The transition from craft farms, of small groups of people growing by hand to large, corporate-led industrial factory-farming is so similar to what's happened in advertising.

The product is devalued. (A chicken today is in real dollars about half the price of 50 years ago. Just as in real dollars advertising costs, I'd bet, about half of what it cost 50 years ago.) 

According to Rebanks, "the share of the average American citizen's income spent on food has declined from about 22 percent in 1950 to about 6.4 percent today." And the proportion of every dollar spent on food that goes to the person actually growing the food has shrunk to just 15 percent.

I suspect the proportion of client marketing dollars spent in agencies has similarly plummeted.

About a month ago in this space, I wrote: "Marketing budgets have fallen to 6.4% of companies’ revenue this year from 11% last year, according to the annual CMO Spend Survey by research firm Gartner Inc.

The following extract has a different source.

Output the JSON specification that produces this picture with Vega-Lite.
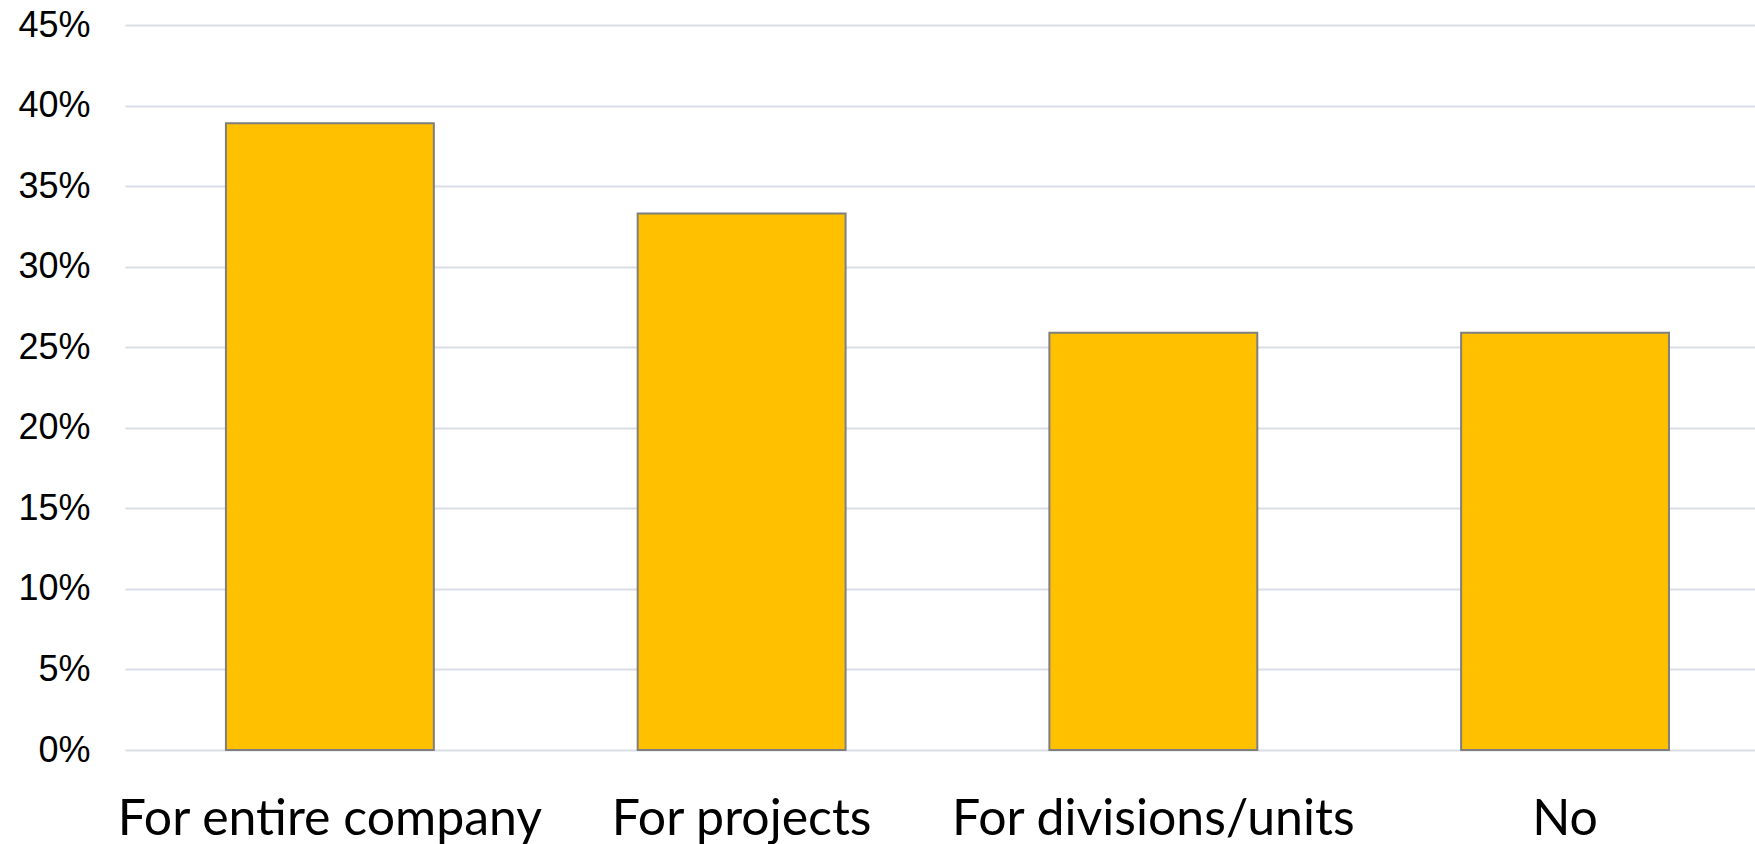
{
  "$schema": "https://vega.github.io/schema/vega-lite/v6.json",
  "autosize": {"type": "none"},
  "padding": {"left": 125, "top": 25, "right": 0, "bottom": 94},
  "width": 1630,
  "height": 725,
  "background": "white",
  "config": {"view": {"stroke": null}},
  "data": {"values": [
    {"category": "For entire company", "share": 0.389},
    {"category": "For projects", "share": 0.333},
    {"category": "For divisions/units", "share": 0.259},
    {"category": "No", "share": 0.259}
  ]},
  "mark": {"type": "bar", "color": "#FFC000", "stroke": "#7F7F7F", "strokeWidth": 2},
  "encoding": {
    "x": {
      "field": "category", "type": "nominal", "sort": null,
      "scale": {"paddingInner": 0.495, "paddingOuter": 0.227, "align": 0.54},
      "axis": {
        "title": null, "labelAngle": 0, "domain": false, "ticks": false, "grid": false,
        "labelFont": "Lato", "labelFontSize": 50, "labelColor": "#000000", "labelLimit": 0,
        "labelBaseline": "alphabetic", "labelPadding": 84, "labelOverlap": false
      }
    },
    "y": {
      "field": "share", "type": "quantitative",
      "scale": {"domain": [0, 0.45], "nice": false},
      "axis": {
        "title": null, "format": ".0%", "values": [0, 0.05, 0.1, 0.15, 0.2, 0.25, 0.3, 0.35, 0.4, 0.45],
        "domain": false, "ticks": false, "grid": true, "gridColor": "#D9DDE6", "gridWidth": 2,
        "labelFont": "Liberation Sans", "labelFontSize": 36, "labelColor": "#000000",
        "labelPadding": 35, "labelBaseline": "middle"
      }
    }
  }
}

The new level is the lowest since the survey began in 2012 and the first time it has dipped below 10%, Gartner said."

I find those parallels frightening.
The producer is devalued. (The farmer now produces millions not dozens of chickens. The farmer is unimportant. Each unit he produces is a tiny portion of his overall production. He gets pennies per piece. Like an Instagram ad.) 

The customer gets shit (though at a lower price.) Modern chicken--modern advertising--is dull and tasteless and with little nutritional value, or actually, it might actually be physically harmful.

To quote the review in the WSJ, "'Productive' and 'efficient' become watchwords. Father and son spray pesticides to eradicate thistles and nettles and become more reliant on machines. They stop growing barley and turnips, clear trees and hedgerows, lose farm workers, and replace horses, pigs and hens with more cattle and sheep.

"Both men harbor doubts about the radical changes they are implementing. Gradually those doubts prove to be well-founded. The first wake-up call is the discovery that the artificial fertilizers they’ve been using have made the soil worse, reducing it to 'a junkie requiring more and more hits of shop-bought chemicals.' Then Rachel Carson’s book “Silent Spring” opens Mr. Rebanks’s eyes to the dangers of pesticides. He comes to realize that industrial farming may well be productive but in ecological terms is “the most destructive farming on earth.”

Yes, I'll admit, I'm cynical. I think the advertising industry's so-called modernization has destroyed the advertising industry. Every adjective in the review above, I believe, could be applied to the holding company construct:

The emphasis on productivity. On efficiency. On driving cost out of the system. On servicing the business with low-cost, unskilled, disconnected labor. Reliance on machines. And more.

The harm--the disconnect from craft, the loss of generations of knowledge--is incalculable.

We've made a choice as a society.

A choice I will battle until I die.

That the old ways have no value and the new ways are a triumph. But maybe, like farming, we are employing the advertising equivalent of powerful pesticides. And we have sown the seeds of our own destruction.

Worse, we tell ourselves we're making smart decisions.